Stories that Connect
Stories that Connect
It sounds like a panel from a comic book hero’s story: One moment in time changed everything for Kiara Valdez ’16.
It was 2015, the summer before she graduated from Williams, and an editor placed a copy of In Real Life in Valdez’s hands during an informational interview. The graphic novel, by Cory Doctorow and Jen Wang, is the tale of a teenager who spends most of her time on an online role-playing game; but, more than that, it’s a rich story accompanied by vibrant artwork in traditional comic book storytelling frames—something Valdez didn’t know existed in American comics until then.
“I’m sure I read Archie, but I didn’t get yet that American comics isn’t just Marvel and DC. I had forgotten that [they] could be one volume of cohesive stories. So this kind of opened my eyes,” she says.
Now an associate editor of graphic novels for the book publisher First Second, she has found her niche, and she’s aiming to expand the field.
Valdez says she knew from the age of 16 that she wanted to be an editor. Her love of Japanese culture led her to watch a lot of the animated films known as anime and to read manga—comic series—like The Prince of Tennis and Naruto. She began to study the Japanese language, which she majored in, along with English, as a student at Williams. She even had an internship with Kodansha USA, a manga publisher in New York City. All signs pointed to her pursuing a career as a manga editor.
But In Real Life helped shift her focus to American comics by showing her what a graphic novel could be. At the end of her senior year, she went through three interviews with First Second, a graphic novel publishing company—traveling to New York City at night, interviewing the next morning and heading back for classes at Williams immediately afterward. Her endurance paid off, and she was offered the job of editorial assistant.

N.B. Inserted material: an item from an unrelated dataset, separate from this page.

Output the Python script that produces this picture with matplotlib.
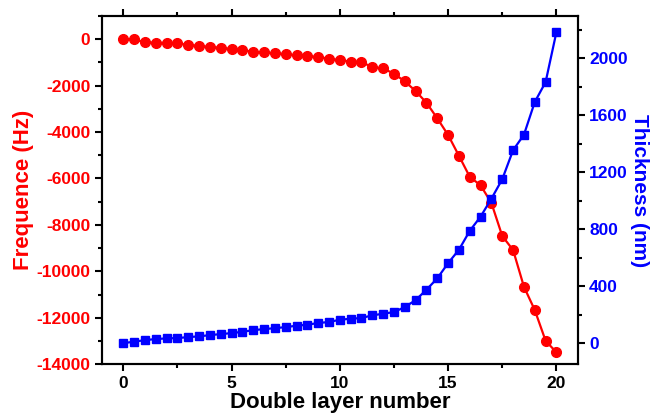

First Second publishes graphic novels for all ages, but Valdez says she is particularly drawn to middle-grade books, written for readers between the ages of 8 and 12. She’s enthusiastic about offering products that teach kids in a fun way. And she still enjoys anime and manga, which influence her daily work. While she says the job can be tiring, with long hours and virtually no downtime, she loves working with creators and watching a project come to life, even though a book can take more than three years to complete from start to finish.
As the popularity of comic books and graphic novels accelerates—comics industry watchers ICv2 and Comichron released a report in June 2021 estimating graphic novel sales of $835 million in 2020, on a steady climb since 2015—Valdez hopes to make a difference in young people’s lives, particularly those from marginalized groups. She believes the graphic novel industry is making strides in hiring and publishing women and people from the queer community, but she feels it’s still lagging in promoting diversity in terms of race and disability. She looks for the gaps and asks what she can do to fill them in, including acquiring memoirs by people of color and hiring more diverse personnel throughout the book-building process. As an Afro Dominican and a bisexual woman, Valdez says she wishes she had seen herself in a graphic novel when she was much younger.
“I think that if kids see [diversity], they’ll empathize, understand it and maybe see part of themselves in it as well,” she says.
With that goal in mind, she acquired the book Frizzy in 2019, which she calls her biggest passion project. “I wanted a story about a middle-grade girl who stops straightening her hair and embraces her curls, because that’s what I went through,” she says.
Valdez remembers spending every Saturday for 15 years having her hair straightened in the salon where her mother worked—indoctrination, she says, to convince her that straight hair was better than her natural curls. “I could have done so much more with that time,” she laments. For the graphic novel, she signed up a writer of Dominican heritage, Claribel Ortega, to work on the story and Arab American nonbinary artist Rose Bousamra; Frizzy is due out in 2023.
Another of her recent acquisitions, Himawari House, by Harmony Becker, will be released in October of this year. Becker illustrated the actor and author George Takei’s graphic novel memoir They Called Us Enemy, and she brings to this book manga-inspired drawings and four languages—English, Japanese, Korean and Singlish—with a focus on what Valdez says is “the feeling of trying to communicate, the feeling of being an outsider, connection to your heritage.”
Valdez is writing her own graphic novel based on her years at Phillips Academy, where she says she experienced “lots of microaggressions.” A slice-of-life story, it’s about “race, camaraderie and friendship—finding your group that helps you survive in a new environment,” she says. She doesn’t yet have an artist or publisher, but she’s hopeful: “Making someone like me as a kid feel seen—that’s basically my biggest goal.”
Regina Velázquez is assistant editor of Williams Magazine.